According to figures released by the UK’s Financial Conduct Authority (FCA), about 2.3 million people in the UK own digital assets. Luno’s data reveals that nearly one in five young Brits (aged 18 – 34) who do not currently own cryptocurrency have considered investing in cryptocurrencies over the past two years.
In addition to these figures, the FCA has launched a 5-year campaign to reach out to inexperienced investors. The regulator now wants to help investors make the right decisions through its Investsmart campaign. The initiative is part of the agency’s consumer investments strategy with the goal to build investor confidence and limit the number of people falling victim to scams or being enticed to invest in products that are too risky.
The adoption of cryptocurrency as an asset class continues to grow by 113% a year. To put that into perspective, in 1997 the internet was growing at a rate of 63% every year – the fastest at that point. This means that cryptocurrencies are now the fastest growing of any technology in all of human history.
As wages stagnate and house prices rise, it is understandable that many would consider investing. For example, around one in five Brits surveyed said they were prepared to regularly invest some of their salary into digital currencies within the next five years. Of those, 56% of 18 -24-year-olds and 36% of 25 – 34-year-olds said such an investment would fund a deposit for a home.
Financial expert Jasmine Birties is not surprised by this sentiment. “Currently, the average house price in the UK costs eight times the average wage, while the interest rates on traditional savings accounts have been negligible for more than a decade,” she said.
“It’s understandable that young people would be looking at cryptocurrencies as a tool to help them save and get on the property ladder.”
Despite interest rates at rock bottom, the most common form of saving amongst Brits who regularly save is Individual Savings Accounts (ISAs), with 48% naming it as their primary saving platform.
Notwithstanding the cautious approach revealed in our data and tendency to choose traditional methods of saving over investments, the adoption of cryptocurrency in Britain as a mainstream investment continues to rise.
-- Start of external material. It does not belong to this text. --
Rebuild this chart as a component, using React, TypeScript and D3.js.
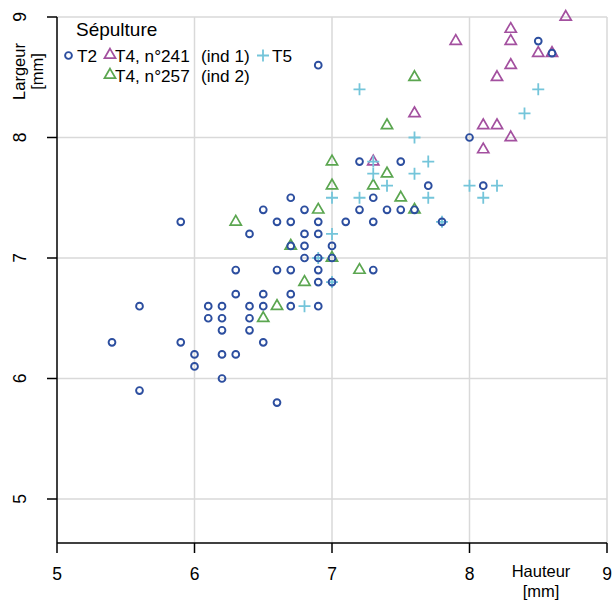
import React from "react";
import * as d3 from "d3";

// hauteur / largeur in mm, one list per sepulture
const t2 = [
  [5.4, 6.3], [5.6, 6.6], [5.6, 5.9], [5.9, 7.3], [5.9, 6.3], [6.0, 6.2], [6.0, 6.1],
  [6.1, 6.6], [6.1, 6.5], [6.2, 6.6], [6.2, 6.5], [6.2, 6.4], [6.2, 6.2], [6.2, 6.0],
  [6.3, 6.9], [6.3, 6.7], [6.3, 6.2], [6.4, 7.2], [6.4, 6.6], [6.4, 6.5], [6.4, 6.4],
  [6.5, 7.4], [6.5, 6.7], [6.5, 6.6], [6.5, 6.3], [6.6, 7.3], [6.6, 6.9], [6.6, 5.8],
  [6.7, 7.5], [6.7, 7.3], [6.7, 7.1], [6.7, 6.9], [6.7, 6.7], [6.7, 6.6], [6.8, 7.4],
  [6.8, 7.2], [6.8, 7.1], [6.8, 7.0], [6.9, 8.6], [6.9, 7.3], [6.9, 7.2], [6.9, 7.0],
  [6.9, 6.9], [6.9, 6.8], [6.9, 6.6], [7.0, 7.1], [7.0, 7.0], [7.0, 6.8], [7.1, 7.3],
  [7.2, 7.8], [7.2, 7.4], [7.3, 7.5], [7.3, 7.3], [7.3, 6.9], [7.4, 7.4], [7.5, 7.8],
  [7.5, 7.4], [7.6, 7.4], [7.7, 7.6], [7.8, 7.3], [8.0, 8.0], [8.1, 7.6], [8.5, 8.8],
  [8.6, 8.7],
];
const t4ind1 = [
  [7.3, 7.8], [7.6, 8.2], [7.9, 8.8], [8.1, 8.1], [8.1, 7.9], [8.2, 8.5], [8.2, 8.1],
  [8.3, 8.9], [8.3, 8.8], [8.3, 8.6], [8.3, 8.0], [8.5, 8.7], [8.6, 8.7], [8.7, 9.0],
];
const t4ind2 = [
  [6.3, 7.3], [6.5, 6.5], [6.6, 6.6], [6.7, 7.1], [6.8, 6.8], [6.9, 7.4], [7.0, 7.8],
  [7.0, 7.6], [7.0, 7.0], [7.2, 6.9], [7.3, 7.6], [7.4, 8.1], [7.4, 7.7], [7.5, 7.5],
  [7.6, 8.5], [7.6, 7.4],
];
const t5 = [
  [6.8, 6.6], [6.9, 7.0], [7.0, 7.5], [7.0, 7.2], [7.0, 6.8], [7.2, 8.4], [7.2, 7.5],
  [7.3, 7.8], [7.3, 7.7], [7.4, 7.6], [7.6, 8.0], [7.6, 7.7], [7.7, 7.8], [7.7, 7.5],
  [7.8, 7.3], [8.0, 7.6], [8.1, 7.5], [8.2, 7.6], [8.4, 8.2], [8.5, 8.4],
];

const xTicks = [5, 6, 7, 8, 9];
const yTicks = [5, 6, 7, 8, 9];

const BLUE = "#2c4e9f";
const PURPLE = "#a3509f";
const GREEN = "#5ba650";
const CYAN = "#74c5da";
const FONT = "'Liberation Sans', Arial, sans-serif";

const left = 57;
const right = 607;
const top = 17;
const bottom = 543;

const x = d3.scaleLinear().domain([5, 9]).range([left, right]);
const y = d3.scaleLinear().domain([5, 9]).range([499, top]);

const tri = d3.symbol(d3.symbolTriangle, 54)();

const Circle = ({ cx, cy }) => (
  <circle cx={cx} cy={cy} r={3.4} fill="none" stroke={BLUE} strokeWidth={1.9} />
);
const Tri = ({ cx, cy, color }) => (
  <path d={tri} transform={`translate(${cx},${cy})`} fill="none" stroke={color} strokeWidth={1.7} />
);
const Cross = ({ cx, cy }) => (
  <path d={`M${cx - 6},${cy}H${cx + 6}M${cx},${cy - 6}V${cy + 6}`} stroke={CYAN} strokeWidth={1.8} fill="none" />
);

export default function App() {
  return (
    <svg width={612} height={601} style={{ position: "absolute", left: 0, top: 0 }} fontFamily={FONT}>
      <rect width={612} height={601} fill="white" />
      {/* grid */}
      <g stroke="#d9d9d9" strokeWidth={1.5}>
        {xTicks.slice(1).map((t) => (
          <line key={"gx" + t} x1={x(t)} x2={x(t)} y1={top} y2={bottom} />
        ))}
        {yTicks.map((t) => (
          <line key={"gy" + t} x1={left} x2={right} y1={y(t)} y2={y(t)} />
        ))}
      </g>

      {/* points */}
      {t4ind1.map((d, i) => <Tri key={"p" + i} cx={x(d[0])} cy={y(d[1])} color={PURPLE} />)}
      {t4ind2.map((d, i) => <Tri key={"g" + i} cx={x(d[0])} cy={y(d[1])} color={GREEN} />)}
      {t5.map((d, i) => <Cross key={"c" + i} cx={x(d[0])} cy={y(d[1])} />)}
      {t2.map((d, i) => <Circle key={"b" + i} cx={x(d[0])} cy={y(d[1])} />)}

      {/* axes */}
      <g stroke="black" strokeWidth={1.5}>
        <line x1={left} x2={left} y1={top} y2={bottom} />
        <line x1={left} x2={right} y1={bottom} y2={bottom} />
        {yTicks.map((t) => (
          <line key={"ty" + t} x1={left - 10} x2={left} y1={y(t)} y2={y(t)} />
        ))}
        {xTicks.map((t) => (
          <line key={"tx" + t} x1={x(t)} x2={x(t)} y1={bottom} y2={bottom + 10} />
        ))}
      </g>
      <g fontSize={17.5} fill="black">
        {xTicks.map((t) => (
          <text key={"lx" + t} x={x(t)} y={580} textAnchor="middle">{t}</text>
        ))}
        {yTicks.map((t) => (
          <text key={"ly" + t} transform={`translate(26,${y(t)}) rotate(-90)`} textAnchor="middle">{t}</text>
        ))}
      </g>
      <g fontSize={16.5} fill="black">
        <text x={541} y={577} textAnchor="middle">Hauteur</text>
        <text x={541} y={596.5} textAnchor="middle">[mm]</text>
        <text transform="translate(24.5,71.5) rotate(-90)" textAnchor="middle">Largeur</text>
        <text transform="translate(42.5,71.5) rotate(-90)" textAnchor="middle">[mm]</text>
      </g>

      {/* legend */}
      <g fill="black">
        <text x={76} y={35.5} fontSize={19}>Sépulture</text>
        <g fontSize={17.2}>
          <Circle cx={68.5} cy={55.5} />
          <text x={77} y={61.7}>T2</text>
          <Tri cx={110} cy={55} color={PURPLE} />
          <text x={115} y={61.7}>T4, n°241</text>
          <text x={201} y={61.7}>(ind 1)</text>
          <Cross cx={263} cy={55.5} />
          <text x={272} y={61.7}>T5</text>
          <Tri cx={110} cy={75} color={GREEN} />
          <text x={115} y={81.7}>T4, n°257</text>
          <text x={201} y={81.7}>(ind 2)</text>
        </g>
      </g>
    </svg>
  );
}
Nearly one in ten (9%) of those who haven’t invested yet are considering changing their minds.
With major institutions such as Paypal launching their own crypto-related products in the UK and US, businesses have taken notice of this rise in adoption and are acting on it. Cryptocurrency could also hold the key to helping guide cautious Brits to consider diversifying their portfolios further. Ten per cent of crypto holders who are also regular savers had investment in gold, versus an average amongst general savers of just 3 per cent.
Commenting on the results, Sam Kopelmam, Country Manager for Northern Europe at Luno said that while nationally, the attitudes towards saving are quite traditional, younger generations are looking to make their money work harder with the knowledge that the financial landscape enjoyed by their parents has changed dramatically.
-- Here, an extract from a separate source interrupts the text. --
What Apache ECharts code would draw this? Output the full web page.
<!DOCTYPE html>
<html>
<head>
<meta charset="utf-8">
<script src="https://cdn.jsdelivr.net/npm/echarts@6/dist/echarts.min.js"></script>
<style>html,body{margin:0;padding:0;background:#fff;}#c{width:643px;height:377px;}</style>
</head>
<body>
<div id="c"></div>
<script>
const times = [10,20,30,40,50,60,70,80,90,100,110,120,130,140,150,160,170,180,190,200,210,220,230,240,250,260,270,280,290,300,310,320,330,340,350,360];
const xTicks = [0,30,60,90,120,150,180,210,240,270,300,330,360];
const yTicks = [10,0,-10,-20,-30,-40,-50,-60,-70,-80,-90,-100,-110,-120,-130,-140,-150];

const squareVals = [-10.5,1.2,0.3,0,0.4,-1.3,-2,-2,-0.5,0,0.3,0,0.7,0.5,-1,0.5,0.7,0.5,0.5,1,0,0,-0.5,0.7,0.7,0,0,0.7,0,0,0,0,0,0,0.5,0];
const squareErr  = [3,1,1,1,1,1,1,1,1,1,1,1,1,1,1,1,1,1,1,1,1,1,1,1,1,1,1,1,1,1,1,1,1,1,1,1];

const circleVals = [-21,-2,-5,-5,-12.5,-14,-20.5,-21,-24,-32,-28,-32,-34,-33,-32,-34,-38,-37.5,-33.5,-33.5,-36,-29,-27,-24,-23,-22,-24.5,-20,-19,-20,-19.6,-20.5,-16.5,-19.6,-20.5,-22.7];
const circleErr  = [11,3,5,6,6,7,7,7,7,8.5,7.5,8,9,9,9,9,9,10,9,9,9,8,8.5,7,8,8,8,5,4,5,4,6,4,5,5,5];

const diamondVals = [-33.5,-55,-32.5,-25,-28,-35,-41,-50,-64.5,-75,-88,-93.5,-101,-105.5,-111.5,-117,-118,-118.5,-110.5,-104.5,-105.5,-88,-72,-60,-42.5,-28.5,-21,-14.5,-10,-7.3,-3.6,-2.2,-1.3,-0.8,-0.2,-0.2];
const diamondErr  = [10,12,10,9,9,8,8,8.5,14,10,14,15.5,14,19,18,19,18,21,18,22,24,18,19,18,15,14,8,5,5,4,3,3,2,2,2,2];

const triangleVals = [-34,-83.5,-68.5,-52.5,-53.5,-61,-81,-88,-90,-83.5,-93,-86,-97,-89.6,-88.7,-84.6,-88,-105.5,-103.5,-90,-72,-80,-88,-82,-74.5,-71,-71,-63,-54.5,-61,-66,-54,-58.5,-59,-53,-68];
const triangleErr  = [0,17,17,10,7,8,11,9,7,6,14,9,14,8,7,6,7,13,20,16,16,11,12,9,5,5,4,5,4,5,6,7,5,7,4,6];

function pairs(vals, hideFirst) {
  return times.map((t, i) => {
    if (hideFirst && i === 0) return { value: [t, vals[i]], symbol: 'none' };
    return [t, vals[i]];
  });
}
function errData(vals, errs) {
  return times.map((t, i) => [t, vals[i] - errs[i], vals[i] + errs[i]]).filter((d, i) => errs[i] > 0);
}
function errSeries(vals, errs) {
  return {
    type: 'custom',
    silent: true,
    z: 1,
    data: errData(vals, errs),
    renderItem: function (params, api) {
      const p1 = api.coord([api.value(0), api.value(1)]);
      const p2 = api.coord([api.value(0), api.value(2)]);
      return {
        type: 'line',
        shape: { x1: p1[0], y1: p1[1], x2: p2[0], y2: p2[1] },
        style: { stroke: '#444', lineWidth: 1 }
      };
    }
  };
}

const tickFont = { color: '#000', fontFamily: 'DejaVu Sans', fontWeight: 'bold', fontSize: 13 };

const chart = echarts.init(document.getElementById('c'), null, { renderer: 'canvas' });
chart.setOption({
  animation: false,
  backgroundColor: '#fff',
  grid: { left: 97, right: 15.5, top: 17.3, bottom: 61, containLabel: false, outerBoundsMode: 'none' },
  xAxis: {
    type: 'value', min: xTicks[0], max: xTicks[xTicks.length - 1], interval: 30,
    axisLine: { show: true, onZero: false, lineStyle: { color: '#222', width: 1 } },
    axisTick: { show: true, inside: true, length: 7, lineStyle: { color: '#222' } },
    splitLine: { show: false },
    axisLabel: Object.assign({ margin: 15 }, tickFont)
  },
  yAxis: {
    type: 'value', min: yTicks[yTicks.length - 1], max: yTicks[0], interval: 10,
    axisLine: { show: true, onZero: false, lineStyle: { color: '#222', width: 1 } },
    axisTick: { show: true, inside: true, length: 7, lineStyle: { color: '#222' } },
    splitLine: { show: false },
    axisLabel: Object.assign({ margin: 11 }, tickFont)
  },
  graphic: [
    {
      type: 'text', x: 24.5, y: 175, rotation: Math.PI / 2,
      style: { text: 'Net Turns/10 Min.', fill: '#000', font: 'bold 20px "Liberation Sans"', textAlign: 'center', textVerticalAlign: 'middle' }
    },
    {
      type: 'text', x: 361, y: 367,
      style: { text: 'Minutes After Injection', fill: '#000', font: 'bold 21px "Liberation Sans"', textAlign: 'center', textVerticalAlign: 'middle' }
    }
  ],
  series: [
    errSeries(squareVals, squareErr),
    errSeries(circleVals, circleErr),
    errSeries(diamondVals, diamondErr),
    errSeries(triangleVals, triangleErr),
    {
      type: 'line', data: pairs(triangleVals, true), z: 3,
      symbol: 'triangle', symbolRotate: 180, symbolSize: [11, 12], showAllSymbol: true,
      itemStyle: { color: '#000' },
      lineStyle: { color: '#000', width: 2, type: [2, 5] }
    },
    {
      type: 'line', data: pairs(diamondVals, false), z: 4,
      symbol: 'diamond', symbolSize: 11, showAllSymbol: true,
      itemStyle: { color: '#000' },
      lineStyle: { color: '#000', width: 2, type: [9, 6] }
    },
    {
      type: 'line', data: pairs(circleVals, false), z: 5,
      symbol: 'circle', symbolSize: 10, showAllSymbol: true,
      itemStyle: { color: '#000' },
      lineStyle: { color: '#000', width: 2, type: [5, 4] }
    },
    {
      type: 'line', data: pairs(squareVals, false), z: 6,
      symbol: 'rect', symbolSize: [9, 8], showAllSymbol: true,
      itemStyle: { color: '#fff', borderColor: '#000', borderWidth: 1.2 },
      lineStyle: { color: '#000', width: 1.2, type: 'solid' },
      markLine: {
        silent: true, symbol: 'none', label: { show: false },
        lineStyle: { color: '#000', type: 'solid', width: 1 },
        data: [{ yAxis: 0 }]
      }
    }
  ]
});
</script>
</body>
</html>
“Returns from other avenues, such as cryptocurrencies, will likely form a percentage for all portfolios moving forward as these generations look for new opportunities,” he added.
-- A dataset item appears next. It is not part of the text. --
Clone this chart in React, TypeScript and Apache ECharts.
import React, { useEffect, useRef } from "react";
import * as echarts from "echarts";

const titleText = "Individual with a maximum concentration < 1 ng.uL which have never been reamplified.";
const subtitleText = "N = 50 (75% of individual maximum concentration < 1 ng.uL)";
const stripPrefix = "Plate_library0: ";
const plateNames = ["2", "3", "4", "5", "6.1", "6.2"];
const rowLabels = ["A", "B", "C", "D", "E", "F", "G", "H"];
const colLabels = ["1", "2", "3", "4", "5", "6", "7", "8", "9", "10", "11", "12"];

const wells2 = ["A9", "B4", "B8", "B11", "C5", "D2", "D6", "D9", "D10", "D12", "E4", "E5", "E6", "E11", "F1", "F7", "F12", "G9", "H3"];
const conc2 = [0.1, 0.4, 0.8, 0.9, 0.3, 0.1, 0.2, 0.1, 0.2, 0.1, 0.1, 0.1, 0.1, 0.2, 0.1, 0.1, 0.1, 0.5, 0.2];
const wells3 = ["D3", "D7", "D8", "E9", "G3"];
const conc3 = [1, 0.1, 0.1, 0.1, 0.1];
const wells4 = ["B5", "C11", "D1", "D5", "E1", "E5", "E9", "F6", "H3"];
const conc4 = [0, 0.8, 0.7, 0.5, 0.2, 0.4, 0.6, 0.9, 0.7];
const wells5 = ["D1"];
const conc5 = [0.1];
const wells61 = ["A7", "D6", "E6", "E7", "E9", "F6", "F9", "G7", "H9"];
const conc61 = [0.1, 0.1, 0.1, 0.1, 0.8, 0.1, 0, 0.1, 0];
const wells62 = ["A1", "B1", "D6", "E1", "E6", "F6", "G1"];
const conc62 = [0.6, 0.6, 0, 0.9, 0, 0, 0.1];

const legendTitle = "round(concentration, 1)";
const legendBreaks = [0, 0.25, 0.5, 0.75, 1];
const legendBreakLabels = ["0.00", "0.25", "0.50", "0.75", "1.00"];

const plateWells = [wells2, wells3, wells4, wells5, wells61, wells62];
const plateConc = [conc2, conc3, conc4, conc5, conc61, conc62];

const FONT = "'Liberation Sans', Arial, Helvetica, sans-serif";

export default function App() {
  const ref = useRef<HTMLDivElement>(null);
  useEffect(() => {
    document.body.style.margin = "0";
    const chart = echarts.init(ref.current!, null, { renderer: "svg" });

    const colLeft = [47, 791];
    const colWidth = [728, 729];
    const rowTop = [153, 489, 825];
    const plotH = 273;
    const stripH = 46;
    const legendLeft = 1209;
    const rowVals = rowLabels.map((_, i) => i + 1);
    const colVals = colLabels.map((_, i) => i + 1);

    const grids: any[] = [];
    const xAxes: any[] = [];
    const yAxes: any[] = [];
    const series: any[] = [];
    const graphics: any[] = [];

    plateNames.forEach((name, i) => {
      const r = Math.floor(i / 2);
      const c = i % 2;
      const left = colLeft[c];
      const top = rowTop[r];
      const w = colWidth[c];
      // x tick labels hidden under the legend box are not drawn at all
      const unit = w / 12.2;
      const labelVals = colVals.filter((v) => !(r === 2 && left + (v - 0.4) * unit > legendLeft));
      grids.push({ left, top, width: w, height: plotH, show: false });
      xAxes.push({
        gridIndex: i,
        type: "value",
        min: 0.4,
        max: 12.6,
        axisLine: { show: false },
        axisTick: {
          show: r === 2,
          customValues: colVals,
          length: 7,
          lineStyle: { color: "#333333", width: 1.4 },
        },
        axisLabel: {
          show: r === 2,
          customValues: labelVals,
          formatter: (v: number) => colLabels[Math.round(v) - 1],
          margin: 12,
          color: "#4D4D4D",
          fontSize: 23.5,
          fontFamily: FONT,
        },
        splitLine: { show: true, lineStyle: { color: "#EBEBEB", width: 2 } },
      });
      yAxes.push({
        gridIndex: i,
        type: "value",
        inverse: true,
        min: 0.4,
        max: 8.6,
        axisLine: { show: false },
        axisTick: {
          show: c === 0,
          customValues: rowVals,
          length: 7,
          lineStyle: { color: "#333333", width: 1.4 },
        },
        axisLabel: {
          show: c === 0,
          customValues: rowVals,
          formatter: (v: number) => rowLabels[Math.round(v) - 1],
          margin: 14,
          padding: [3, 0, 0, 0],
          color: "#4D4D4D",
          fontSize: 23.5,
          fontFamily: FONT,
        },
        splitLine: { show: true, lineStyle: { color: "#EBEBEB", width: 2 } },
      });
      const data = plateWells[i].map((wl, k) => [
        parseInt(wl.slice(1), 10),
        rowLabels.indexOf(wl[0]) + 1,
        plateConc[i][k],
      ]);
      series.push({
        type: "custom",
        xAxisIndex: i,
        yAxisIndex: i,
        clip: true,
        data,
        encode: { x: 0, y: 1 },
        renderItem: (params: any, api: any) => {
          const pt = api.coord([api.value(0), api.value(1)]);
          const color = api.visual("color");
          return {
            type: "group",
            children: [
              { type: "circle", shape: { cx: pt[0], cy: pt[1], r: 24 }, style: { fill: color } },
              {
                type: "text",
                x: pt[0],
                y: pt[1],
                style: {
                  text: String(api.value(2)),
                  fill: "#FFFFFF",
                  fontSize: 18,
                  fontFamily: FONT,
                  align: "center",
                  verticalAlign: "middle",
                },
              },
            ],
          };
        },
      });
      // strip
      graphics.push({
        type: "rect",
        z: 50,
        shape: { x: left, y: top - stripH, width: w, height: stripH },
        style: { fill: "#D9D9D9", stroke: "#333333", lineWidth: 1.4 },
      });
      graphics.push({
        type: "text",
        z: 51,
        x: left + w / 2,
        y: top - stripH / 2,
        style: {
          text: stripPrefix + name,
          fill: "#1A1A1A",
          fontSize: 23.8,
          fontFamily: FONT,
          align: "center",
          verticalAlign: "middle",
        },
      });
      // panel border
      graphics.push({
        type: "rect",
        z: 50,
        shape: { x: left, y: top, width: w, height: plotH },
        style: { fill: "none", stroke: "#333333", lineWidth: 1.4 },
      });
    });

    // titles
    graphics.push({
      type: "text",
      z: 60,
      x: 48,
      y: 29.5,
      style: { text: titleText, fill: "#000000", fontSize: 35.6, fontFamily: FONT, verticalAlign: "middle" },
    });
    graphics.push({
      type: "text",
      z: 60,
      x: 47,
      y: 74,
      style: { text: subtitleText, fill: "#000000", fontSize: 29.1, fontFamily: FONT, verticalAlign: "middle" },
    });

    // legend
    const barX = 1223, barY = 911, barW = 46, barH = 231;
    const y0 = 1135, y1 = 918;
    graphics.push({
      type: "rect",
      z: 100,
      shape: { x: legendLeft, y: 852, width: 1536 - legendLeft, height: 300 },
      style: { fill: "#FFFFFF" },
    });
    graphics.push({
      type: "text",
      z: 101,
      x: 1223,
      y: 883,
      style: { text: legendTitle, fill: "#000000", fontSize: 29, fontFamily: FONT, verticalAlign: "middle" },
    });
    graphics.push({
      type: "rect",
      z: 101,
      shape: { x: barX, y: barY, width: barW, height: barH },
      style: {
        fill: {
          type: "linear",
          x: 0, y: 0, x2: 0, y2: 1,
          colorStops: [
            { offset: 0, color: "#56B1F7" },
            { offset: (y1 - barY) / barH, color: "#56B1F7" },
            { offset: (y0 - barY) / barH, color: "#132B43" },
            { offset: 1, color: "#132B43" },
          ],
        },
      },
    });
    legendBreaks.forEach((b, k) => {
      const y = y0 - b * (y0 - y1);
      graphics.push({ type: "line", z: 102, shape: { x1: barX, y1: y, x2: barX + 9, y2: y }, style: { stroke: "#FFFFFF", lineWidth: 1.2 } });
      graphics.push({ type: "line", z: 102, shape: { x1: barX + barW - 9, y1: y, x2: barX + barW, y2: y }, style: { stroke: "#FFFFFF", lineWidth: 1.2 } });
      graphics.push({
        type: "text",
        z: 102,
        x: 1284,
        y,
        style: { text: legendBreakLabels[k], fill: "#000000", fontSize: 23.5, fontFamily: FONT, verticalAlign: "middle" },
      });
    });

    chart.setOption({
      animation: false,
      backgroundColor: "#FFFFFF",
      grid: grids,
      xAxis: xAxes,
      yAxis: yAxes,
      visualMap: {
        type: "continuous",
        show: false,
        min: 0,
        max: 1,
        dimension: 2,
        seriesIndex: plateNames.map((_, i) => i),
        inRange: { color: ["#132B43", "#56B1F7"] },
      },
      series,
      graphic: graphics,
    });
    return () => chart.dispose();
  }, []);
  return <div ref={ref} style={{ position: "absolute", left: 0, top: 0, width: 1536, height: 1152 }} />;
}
As financial commentators continue to call for greater education in both the UK and the rest of the world, consumers are starting to understand the potentially higher returns cryptocurrencies can provide for their investments and savings. Beyond that, cryptocurrencies can also diversify portfolios and encourage both young and old to explore alternative investment strategies beyond the traditional, mitigating against inflation and establishing a foundation for a stronger retirement fund.